*Task details*: Nothing in the data should change when you return it, but leave the pictures out.
#### Material provided
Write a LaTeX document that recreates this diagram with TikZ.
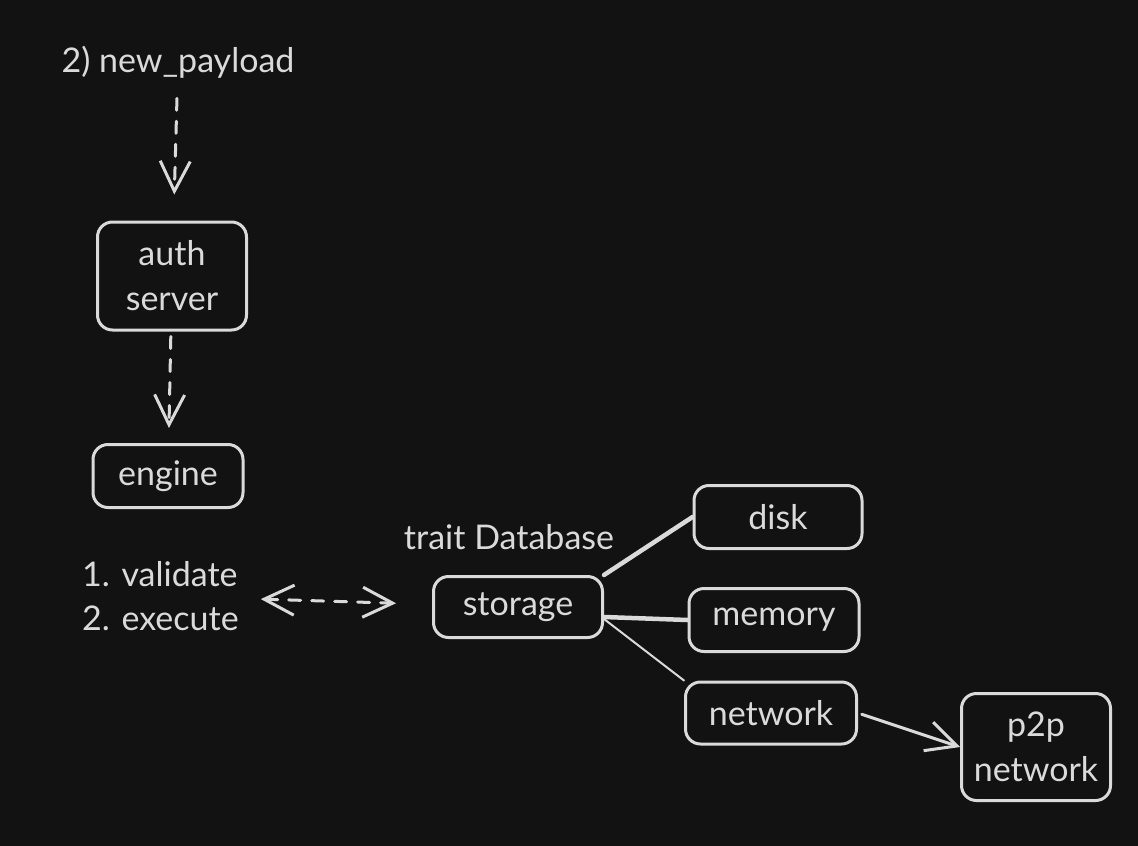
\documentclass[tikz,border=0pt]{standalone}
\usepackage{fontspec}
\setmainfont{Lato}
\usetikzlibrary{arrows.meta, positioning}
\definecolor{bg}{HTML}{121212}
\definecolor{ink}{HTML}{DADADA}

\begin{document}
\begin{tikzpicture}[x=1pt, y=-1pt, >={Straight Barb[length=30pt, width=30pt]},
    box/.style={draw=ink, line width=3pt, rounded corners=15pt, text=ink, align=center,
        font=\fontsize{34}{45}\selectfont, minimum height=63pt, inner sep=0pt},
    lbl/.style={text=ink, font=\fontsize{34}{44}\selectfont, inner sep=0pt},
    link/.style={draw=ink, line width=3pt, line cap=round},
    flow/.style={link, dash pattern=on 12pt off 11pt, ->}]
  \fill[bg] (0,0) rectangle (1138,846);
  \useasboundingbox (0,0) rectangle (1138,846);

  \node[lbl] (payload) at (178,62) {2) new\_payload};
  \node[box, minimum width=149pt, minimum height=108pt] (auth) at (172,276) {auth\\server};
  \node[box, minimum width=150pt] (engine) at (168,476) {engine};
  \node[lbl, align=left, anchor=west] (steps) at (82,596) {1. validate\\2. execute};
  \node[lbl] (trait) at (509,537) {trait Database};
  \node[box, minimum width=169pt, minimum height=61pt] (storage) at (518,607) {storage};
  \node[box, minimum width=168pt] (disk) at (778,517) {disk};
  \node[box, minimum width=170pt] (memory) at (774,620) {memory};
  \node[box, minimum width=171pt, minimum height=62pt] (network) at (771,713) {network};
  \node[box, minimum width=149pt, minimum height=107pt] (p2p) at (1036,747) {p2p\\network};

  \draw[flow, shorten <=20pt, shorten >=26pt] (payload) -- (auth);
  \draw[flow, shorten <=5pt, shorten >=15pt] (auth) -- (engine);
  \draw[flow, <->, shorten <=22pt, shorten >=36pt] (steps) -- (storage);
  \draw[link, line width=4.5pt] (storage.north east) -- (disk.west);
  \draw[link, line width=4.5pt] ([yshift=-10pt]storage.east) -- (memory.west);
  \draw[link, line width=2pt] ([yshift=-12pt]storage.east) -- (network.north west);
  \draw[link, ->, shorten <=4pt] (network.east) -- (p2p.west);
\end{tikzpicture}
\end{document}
########
*Solved exercise*:
Write a LaTeX document that recreates this diagram with TikZ.
\documentclass[tikz,border=0pt]{standalone}
\usepackage{fontspec}
\setmainfont{Lato}
\usetikzlibrary{arrows.meta, positioning}
\definecolor{bg}{HTML}{121212}
\definecolor{ink}{HTML}{DADADA}

\begin{document}
\begin{tikzpicture}[x=1pt, y=-1pt, >={Straight Barb[length=30pt, width=30pt]},
    box/.style={draw=ink, line width=3pt, rounded corners=15pt, text=ink, align=center,
        font=\fontsize{34}{45}\selectfont, minimum height=63pt, inner sep=0pt},
    lbl/.style={text=ink, font=\fontsize{34}{44}\selectfont, inner sep=0pt},
    link/.style={draw=ink, line width=3pt, line cap=round},
    flow/.style={link, dash pattern=on 12pt off 11pt, ->}]
  \fill[bg] (0,0) rectangle (1138,846);
  \useasboundingbox (0,0) rectangle (1138,846);

  \node[lbl] (payload) at (178,62) {2) new\_payload};
  \node[box, minimum width=149pt, minimum height=108pt] (auth) at (172,276) {auth\\server};
  \node[box, minimum width=150pt] (engine) at (168,476) {engine};
  \node[lbl, align=left, anchor=west] (steps) at (82,596) {1. validate\\2. execute};
  \node[lbl] (trait) at (509,537) {trait Database};
  \node[box, minimum width=169pt, minimum height=61pt] (storage) at (518,607) {storage};
  \node[box, minimum width=168pt] (disk) at (778,517) {disk};
  \node[box, minimum width=170pt] (memory) at (774,620) {memory};
  \node[box, minimum width=171pt, minimum height=62pt] (network) at (771,713) {network};
  \node[box, minimum width=149pt, minimum height=107pt] (p2p) at (1036,747) {p2p\\network};

  \draw[flow, shorten <=20pt, shorten >=26pt] (payload) -- (auth);
  \draw[flow, shorten <=5pt, shorten >=15pt] (auth) -- (engine);
  \draw[flow, <->, shorten <=22pt, shorten >=36pt] (steps) -- (storage);
  \draw[link, line width=4.5pt] (storage.north east) -- (disk.west);
  \draw[link, line width=4.5pt] ([yshift=-10pt]storage.east) -- (memory.west);
  \draw[link, line width=2pt] ([yshift=-12pt]storage.east) -- (network.north west);
  \draw[link, ->, shorten <=4pt] (network.east) -- (p2p.west);
\end{tikzpicture}
\end{document}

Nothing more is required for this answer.